About Traversal
Traversal is the AI Site Reliability Engineer (SRE) for the enterprise—already trusted by some of the largest companies in the world to troubleshoot, remediate, and even prevent the most complex production incidents. Our mission is to free engineers from endless firefighting and enable them to focus on creative, high-impact work.
Our roots remain deeply embedded in AI research, and we’re channeling that scientific rigor and creativity into building the premier AI agent lab for the enterprise. Hence, what we’re proudest of is assembling the most talented yet nicest group of individuals, including researchers from MIT, Harvard, and Berkeley, to world-class engineers from industry: Citadel Securities, Cockroach Labs, Datadog, DE Shaw, ServiceNow, Glean, Perplexity, Pinecone, and more, to take on one of the hardest problems for AI to solve. Without the entire team, none of this would be possible.
The Role
As an AI Agents Engineer at Traversal, you’ll be responsible for designing and implementing intelligent agents that operate at the heart of our observability platform. You will work on deploying frontier LLMs in production, optimizing multi-step reasoning workflows, and improving the performance and accuracy of agentic architectures across distributed systems.
This is a highly technical role at the intersection of AI, infrastructure, and systems engineering. You’ll work across teams to ensure our AI agents interact seamlessly with large volumes of observability data and scale reliably across environments.
Responsibilities
- AI Agent Architecture: Design and build multi-step reasoning workflows that use LLMs and other components to analyze large-scale observability data.
- Prompting & Tooling: Develop tooling for prompt engineering, function calling, and agentic orchestration that optimizes latency, reliability, and performance.
- Production Deployment: Integrate AI components into a robust, scalable production environment with low latency and high uptime requirements.
- Experimentation: Prototype and test new LLMs, prompting strategies, and fine-tuning approaches to improve the quality and coverage of agentic responses.
- Collaboration: Work closely with backend, infra, and product teams to ensure AI agents are well-integrated into the broader system.
- Observability & Debugging: Build evaluation and monitoring tools for agent performance and reliability across production workloads.
Requirements
- 3+ years of software engineering experience.

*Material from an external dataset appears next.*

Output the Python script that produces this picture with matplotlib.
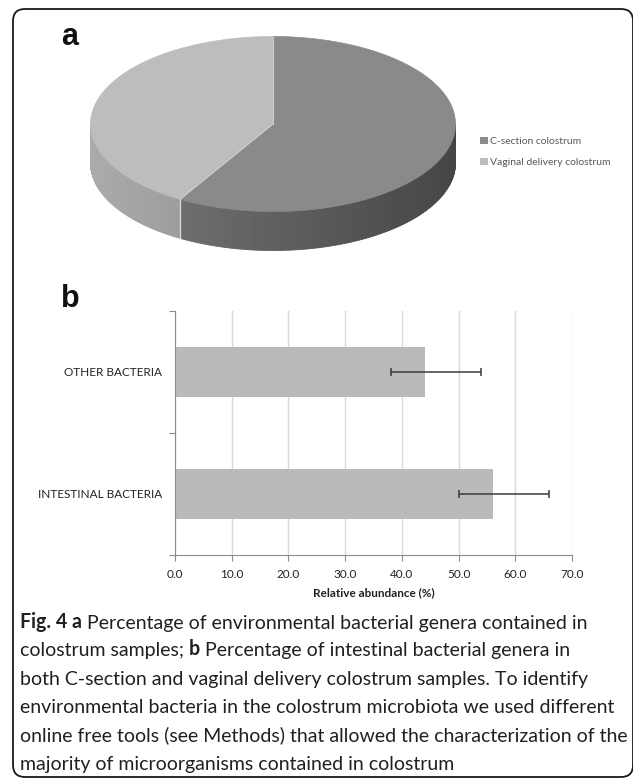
import numpy as np
import matplotlib.pyplot as plt
from matplotlib.patches import Polygon, FancyBboxPatch, Patch
import matplotlib.colors as mcolors

# panel a: pie
pie_labels = ['C-section colostrum', 'Vaginal delivery colostrum']
pie_values = [58.5, 41.5]
top_colors = ['#8a8a8a', '#bdbdbd']
side_colors = [('#6d6d6d', '#454545'), ('#ababab', '#9d9d9d')]

# panel b: bars
bar_labels = ['INTESTINAL BACTERIA', 'OTHER BACTERIA']
bar_values = [56.0, 44.0]
err_low = [6.0, 6.0]
err_high = [10.0, 10.0]
x_ticks = [0, 10, 20, 30, 40, 50, 60, 70]

caption = [
    [('Fig. 4 a', True), (' Percentage of environmental bacterial genera contained in', False)],
    [('colostrum samples; ', False), ('b', True), (' Percentage of intestinal bacterial genera in', False)],
    [('both C-section and vaginal delivery colostrum samples. To identify', False)],
    [('environmental bacteria in the colostrum microbiota we used different', False)],
    [('online free tools (see Methods) that allowed the characterization of the', False)],
    [('majority of microorganisms contained in colostrum', False)],
]

W, H = 633, 778
fig = plt.figure(figsize=(W / 100, H / 100), dpi=100)

bg = fig.add_axes([0, 0, 1, 1])
bg.set_xlim(0, W)
bg.set_ylim(H, 0)
bg.axis('off')

# rounded frame
frame = FancyBboxPatch((13, 9), 620, 768, boxstyle='round,pad=0,rounding_size=12',
                       fill=False, edgecolor='#1a1a1a', lw=1.3)
bg.add_patch(frame)

bg.text(61, 45, 'a', fontsize=22, fontweight='bold', family='Liberation Sans', color='#111111')
bg.text(61, 307, 'b', fontsize=22, fontweight='bold', family='Liberation Sans', color='#111111')

# 3D-looking pie
cx, cy, a, b, depth = 273, 124, 182.5, 87.5, 39


def pt(t):
    return cx + a * np.sin(t), cy - b * np.cos(t)


edges = np.concatenate([[0], np.cumsum(pie_values)]) / sum(pie_values) * 2 * np.pi

for i in range(len(pie_values)):
    lo = max(edges[i], np.pi / 2)
    hi = min(edges[i + 1], 3 * np.pi / 2)
    if hi <= lo:
        continue
    ts = np.linspace(lo, hi, 120)
    xs, ys = pt(ts)
    c0 = np.array(mcolors.to_rgb(side_colors[i][0]))
    c1 = np.array(mcolors.to_rgb(side_colors[i][1]))
    for k in range(len(ts) - 1):
        f = ((xs[k] + xs[k + 1]) / 2 - xs.min()) / (xs.max() - xs.min())
        col = c0 + (c1 - c0) * f
        quad = [(xs[k], ys[k]), (xs[k + 1], ys[k + 1]),
                (xs[k + 1], ys[k + 1] + depth), (xs[k], ys[k] + depth)]
        bg.add_patch(Polygon(quad, closed=True, facecolor=col, edgecolor=col, lw=0.6, zorder=2))

for i in range(len(pie_values)):
    ts = np.linspace(edges[i], edges[i + 1], 200)
    xs, ys = pt(ts)
    verts = [(cx, cy)] + list(zip(xs, ys))
    bg.add_patch(Polygon(verts, closed=True, facecolor=top_colors[i],
                         edgecolor=top_colors[i], lw=0.5, zorder=3))

for t in edges[:-1]:
    x1, y1 = pt(t)
    bg.plot([cx, x1], [cy, y1], color='#d0d0d0', lw=0.7, zorder=4)
    if np.pi / 2 < t < 3 * np.pi / 2:
        bg.plot([x1, x1], [y1, y1 + depth], color='#dcdcdc', lw=0.9, zorder=4)

handles = [Patch(facecolor=c, edgecolor='none') for c in top_colors]
fig.legend(handles, pie_labels, loc='center left', bbox_to_anchor=(471 / W, 1 - 152 / H),
           frameon=False, handlelength=0.75, handleheight=0.75, handletextpad=0.2,
           labelspacing=1.1, prop={'family': 'Lato', 'size': 7.5}, labelcolor='#595959')

# bar chart
ax = fig.add_axes([175 / W, 1 - 555 / H, (572 - 175) / W, (555 - 311) / H])
ypos = np.arange(len(bar_labels))
ax.barh(ypos, bar_values, height=0.41, color='#bababa', zorder=2,
        xerr=[err_low, err_high],
        error_kw=dict(ecolor='#3a3a3a', capsize=3, elinewidth=1.1, capthick=1.1, zorder=3))
ax.set_xlim(0, 70)
ax.set_ylim(-0.5, 1.5)
ax.set_xticks(x_ticks)
ax.set_xticklabels(['%.1f' % v for v in x_ticks], family='Lato', fontsize=8.5, color='#222222')
ax.set_yticks([-0.5, 0.5, 1.5])
ax.set_yticklabels([])
ax.set_yticks(ypos, minor=True)
ax.set_yticklabels(bar_labels, minor=True, family='Lato', fontsize=8.5, color='#222222')
ax.tick_params(axis='y', which='minor', length=0, pad=9)
ax.tick_params(axis='y', which='major', length=4, color='#8c8c8c')
ax.tick_params(axis='x', length=4, color='#8c8c8c', pad=6)
ax.grid(axis='x', color='#d9d9d9', lw=1, zorder=0)
for s in ['top', 'right']:
    ax.spines[s].set_visible(False)
for s in ['left', 'bottom']:
    ax.spines[s].set_color('#8c8c8c')
ax.set_xlabel('Relative abundance (%)', family='Lato', fontsize=8.5, fontweight='bold',
              color='#222222', labelpad=5)

# caption: pick a size so the widest line fits like the reference (~597 px)
renderer = fig.canvas.get_renderer()
probe = bg.text(0, 0, caption[3][0][0], fontsize=15, family='Lato')
wpx = probe.get_window_extent(renderer).width
probe.remove()
cap_size = 15 * 597 / wpx

y0 = 628
for j, line in enumerate(caption):
    prev = None
    for txt, bold in line:
        kw = dict(fontsize=cap_size, family='Lato', color='#231f20',
                  fontweight='bold' if bold else 'normal')
        if prev is None:
            prev = bg.text(20, y0 + j * 28.4, txt, va='baseline', ha='left', **kw)
        else:
            prev = bg.annotate(txt, xy=(1, 0), xycoords=prev, va='bottom', ha='left', **kw)

fig.savefig('out.png', dpi=100)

- Strong Python skills, including experience with performance tuning and ML/AI libraries.
- Experience building and deploying distributed systems and/or large-scale data processing pipelines. Familiarity with LLMs, prompt engineering, or agentic frameworks.
- Experience with observability data (logs, metrics, traces) and live incident debugging.
- Proven ability to deliver projects end-to-end: from experimentation to production deployment and iteration.
- Strong debugging skills and ability to work across layers (data, infra, model, and application).
Nice to Have
- Experience with observability data and production infrastructure (logs, metrics, traces).
- Familiarity with model fine-tuning, evaluation tooling, or reinforcement learning from human feedback (RLHF).
- Background in AI agent research or open-source contributions to agent frameworks.
- Experience working with Terraform, Kubernetes, or ML orchestration platforms.
Compensation
We offer competitive compensation, startup equity, health insurance, and additional benefits. The U.S. base salary range for this full-time, in-person role in New York is $150,000–$300,000, plus equity and benefits. Our salary ranges are based on location, level, and role. Individual compensation is determined by experience, skills, and job-related knowledge.
Why You Should Join Us
We’ll make sure you’re fully supported with health insurance, a great tech setup, flexible time off, and plenty of in-office snacks. We offer competitive salary and equity packages, and take thoughtful consideration with every hire on our small, high-impact team.
Traversal is fully in-office, 5 days a week, based in New York near Madison Square Park. We have a collaborative, hard-working culture and are energized by building the future of AI-powered software maintenance.
Working here means owning meaningful parts of the product, having the flexibility to move fast, and learning constantly. This is a place to grow your career, make a real impact, and help define a new category of infrastructure software.